> _What to do_
Return the entries verbatim and drop every picture.

----- Extracted data

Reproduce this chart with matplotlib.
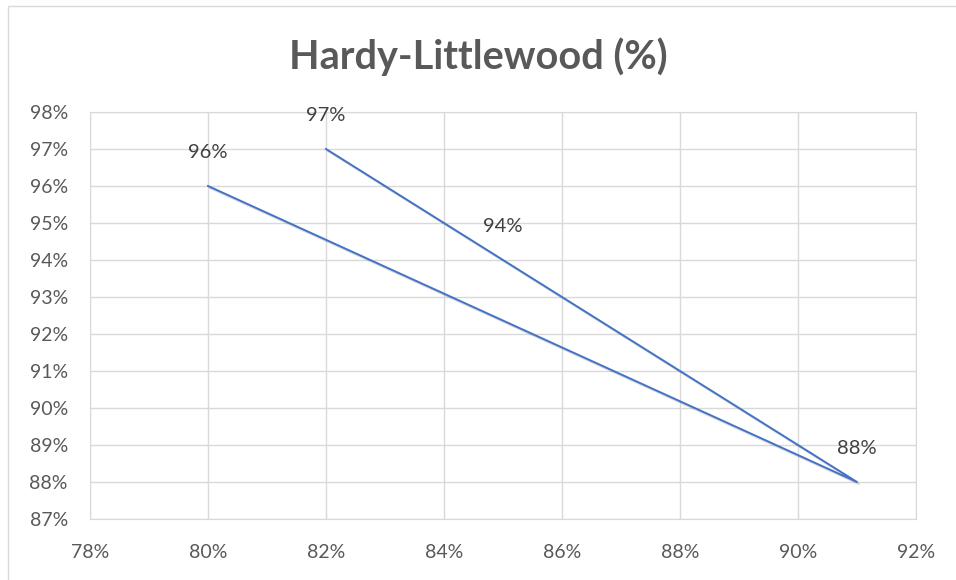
import numpy as np
import matplotlib.pyplot as plt
import matplotlib.patheffects as pe
from matplotlib.patches import Rectangle

# data (in %)
x_vals = [80, 91, 85, 82]
y_vals = [96, 88, 94, 97]
labels = ["96%", "88%", "94%", "97%"]

plt.rcParams['font.family'] = ['Lato', 'DejaVu Sans']

fig = plt.figure(figsize=(9.56, 5.8), dpi=100)
ax = fig.add_axes([90/956, 1-519/580, (916-90)/956, (519-112)/580])

grey = '#d9d9d9'
txt = '#595959'

ax.plot(x_vals, y_vals, color='#4472C4', lw=1.4, zorder=3,
        path_effects=[pe.SimpleLineShadow(offset=(1.5, -1.5), alpha=0.15, shadow_color='k'), pe.Normal()])
for xv, yv, lb in zip(x_vals, y_vals, labels):
    ax.annotate(lb, (xv, yv), xytext=(0, 24), textcoords='offset points',
                ha='center', va='center', fontsize=14.5, color='#404040')

ax.set_xlim(78, 92)
ax.set_ylim(87, 98)
ax.set_xticks(np.arange(78, 93, 2))
ax.set_yticks(np.arange(87, 99, 1))
ax.set_xticklabels([f"{v}%" for v in range(78, 93, 2)])
ax.set_yticklabels([f"{v}%" for v in range(87, 99)])
ax.grid(True, color=grey, lw=1)
ax.set_axisbelow(True)
for s in ax.spines.values():
    s.set_color(grey)
ax.tick_params(length=0, labelsize=14, colors=txt, pad=16)
ax.tick_params(axis='x', pad=18)

fig.text(0.5, 1-57/580, "Hardy-Littlewood (%)", ha='center', va='center',
         fontsize=28.5, fontweight='bold', color=txt)

fig.patches.append(Rectangle((8/956, -0.01), 1, 1-6/580+0.01, transform=fig.transFigure,
                             fill=False, edgecolor=grey, lw=1))

fig.savefig('out.png', dpi=100)
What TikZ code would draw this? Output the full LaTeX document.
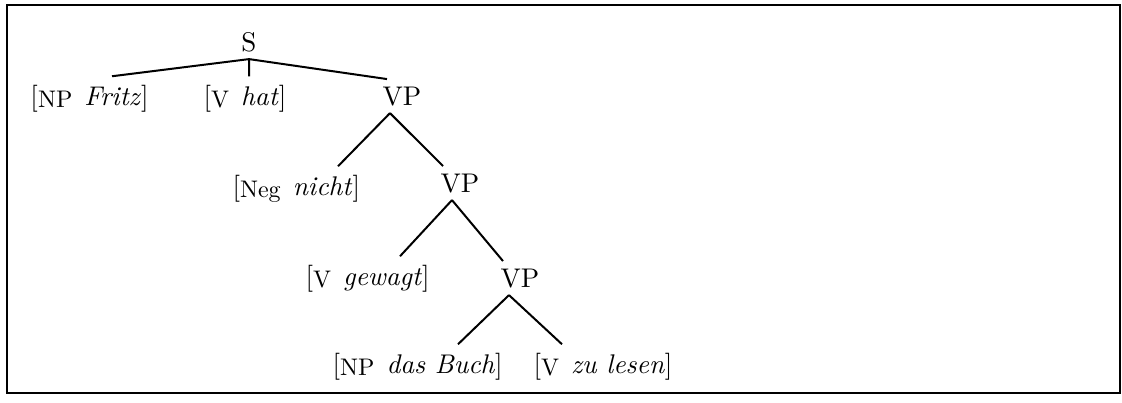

----------

> _Task answer_
Reproduce this chart with matplotlib.
import numpy as np
import matplotlib.pyplot as plt
import matplotlib.patheffects as pe
from matplotlib.patches import Rectangle

# data (in %)
x_vals = [80, 91, 85, 82]
y_vals = [96, 88, 94, 97]
labels = ["96%", "88%", "94%", "97%"]

plt.rcParams['font.family'] = ['Lato', 'DejaVu Sans']

fig = plt.figure(figsize=(9.56, 5.8), dpi=100)
ax = fig.add_axes([90/956, 1-519/580, (916-90)/956, (519-112)/580])

grey = '#d9d9d9'
txt = '#595959'

ax.plot(x_vals, y_vals, color='#4472C4', lw=1.4, zorder=3,
        path_effects=[pe.SimpleLineShadow(offset=(1.5, -1.5), alpha=0.15, shadow_color='k'), pe.Normal()])
for xv, yv, lb in zip(x_vals, y_vals, labels):
    ax.annotate(lb, (xv, yv), xytext=(0, 24), textcoords='offset points',
                ha='center', va='center', fontsize=14.5, color='#404040')

ax.set_xlim(78, 92)
ax.set_ylim(87, 98)
ax.set_xticks(np.arange(78, 93, 2))
ax.set_yticks(np.arange(87, 99, 1))
ax.set_xticklabels([f"{v}%" for v in range(78, 93, 2)])
ax.set_yticklabels([f"{v}%" for v in range(87, 99)])
ax.grid(True, color=grey, lw=1)
ax.set_axisbelow(True)
for s in ax.spines.values():
    s.set_color(grey)
ax.tick_params(length=0, labelsize=14, colors=txt, pad=16)
ax.tick_params(axis='x', pad=18)

fig.text(0.5, 1-57/580, "Hardy-Littlewood (%)", ha='center', va='center',
         fontsize=28.5, fontweight='bold', color=txt)

fig.patches.append(Rectangle((8/956, -0.01), 1, 1-6/580+0.01, transform=fig.transFigure,
                             fill=False, edgecolor=grey, lw=1))

fig.savefig('out.png', dpi=100)
What TikZ code would draw this? Output the full LaTeX document.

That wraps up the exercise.